On the academic side, the University of Cassino appears multiple times across FEA-tolerance integration and composite deviation analysis, representing a sustained research program on non-rigid aerospace assembly simulation. LURPA (Université Paris-Saclay / ENS Cachan) contributes SSM–Gaussian Process hybrid deviation modeling for additive manufacturing, with clear applicability to aerospace AM components. Fraunhofer ITWM Kaiserslautern contributes viewpoint placement optimization for model-based surface inspection via feature-driven algorithms, bridging computer vision and industrial quality assurance — an approach aligned with Fraunhofer‘s broader industrial digitalization mandate. Pennsylvania State University (2020, 2022) developed a registration-free SPC approach using the Laplace-Beltrami spectrum as an intrinsic shape descriptor, avoiding the registration problem that currently limits online inspection feedback loops.
“Future inspection planning systems will not merely place probes optimally for a single part, but will continuously update SSMs from in-process scan data to drive statistical process control decisions in real time.”

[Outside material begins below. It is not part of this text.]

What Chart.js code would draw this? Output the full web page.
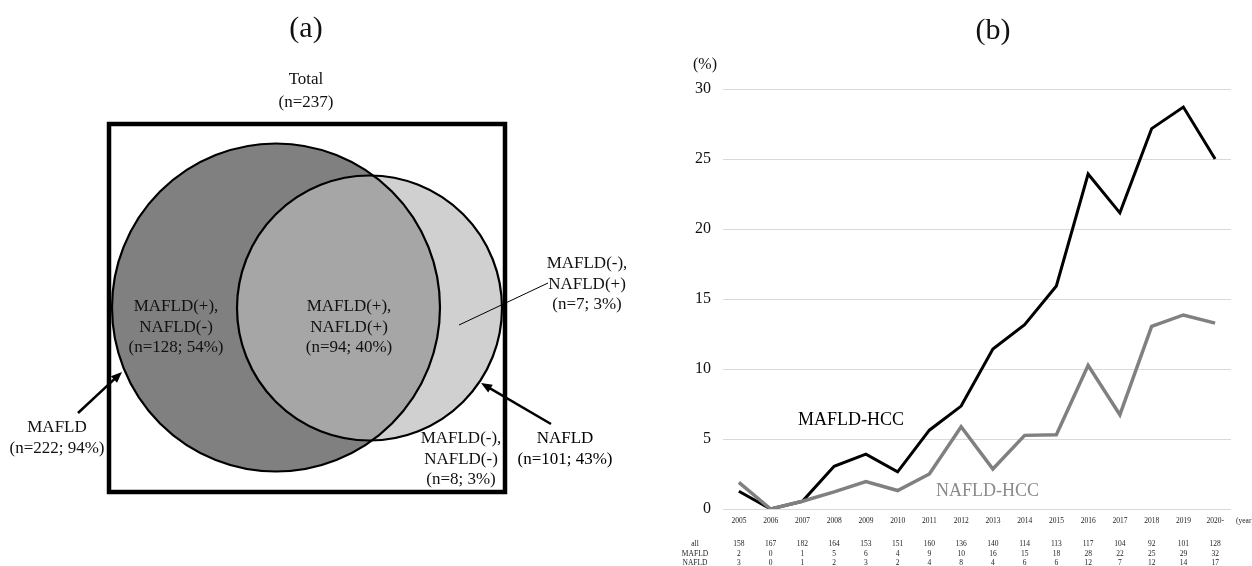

An important convergence trend is the integration of SSM-based deviation priors with statistical process control (SPC) frameworks. Pennsylvania State University’s intrinsic geometry approach (2020) and its boundary-tolerant FEM extension (2022) suggest that real-time, in-process SSM updating will eliminate the registration bottleneck that currently limits online inspection feedback. TU Kaiserslautern (2021) further advances this by decomposing deviations of scanned sheet metal assemblies into systematic and random components, enabling root-cause attribution — a capability directly relevant to aerospace production lines where multiple process sources contribute to geometric variation. Together, these threads trace a clear trajectory from static, deterministic inspection plans toward continuously learning, probabilistically informed inspection systems that adapt in real time to process state.